Jiaju Zhang, Arash Jafarizadeh, M. A. Rajabpour

Published 2023-10-25Version 1

This paper aims to redefine how we understand and calculate the properties of quantum many-body systems, specifically focusing on entanglement in quantum spin systems. Traditional approaches necessitate the diagonalization of the system's Hamiltonian to ascertain properties such as eigenvalues, correlation functions, and quantum entanglement. In contrast, we employ the bootstrap method, a technique that leverages consistency relations rather than direct diagonalization, to estimate these properties. Our work extends the bootstrap approach to quantum spin systems, concentrating on the well-known Lipkin-Meshkov-Glick model with both transverse and longitudinal external magnetic fields.
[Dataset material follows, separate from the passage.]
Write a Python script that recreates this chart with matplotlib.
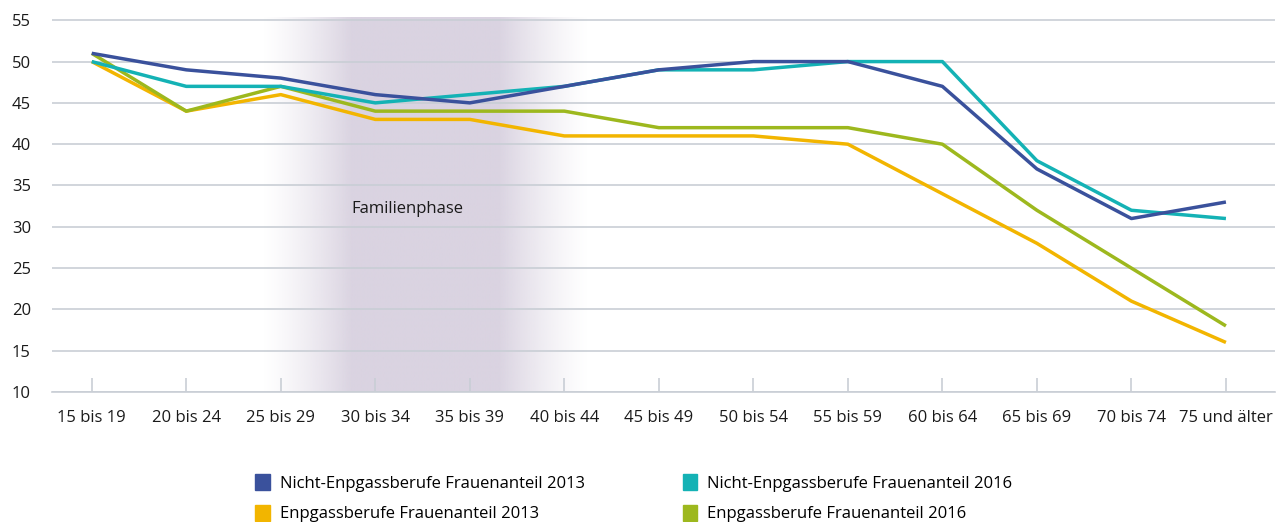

Unlike previous studies that have focused mainly on ground-state properties, our methodology allows for the calculation of a broad range of properties, including energy spectrum, angular momentum, concurrence, tangle, residual tangle, and quantum Fisher information (QFI), for all eigenstates. We show that this approach offers not only a new computational methodology but also a comprehensive view of both bipartite and multipartite entanglement properties across the entire spectrum of eigenstates. Specifically, we demonstrate that states typically found in the central region of the spectrum exhibit greater multipartite entanglement, as indicated by larger QFI values, compared to states at the edges of the spectrum. In contrast, concurrence displays the opposite trend. This observed behavior is in line with the monogamy principle governing quantum entanglement.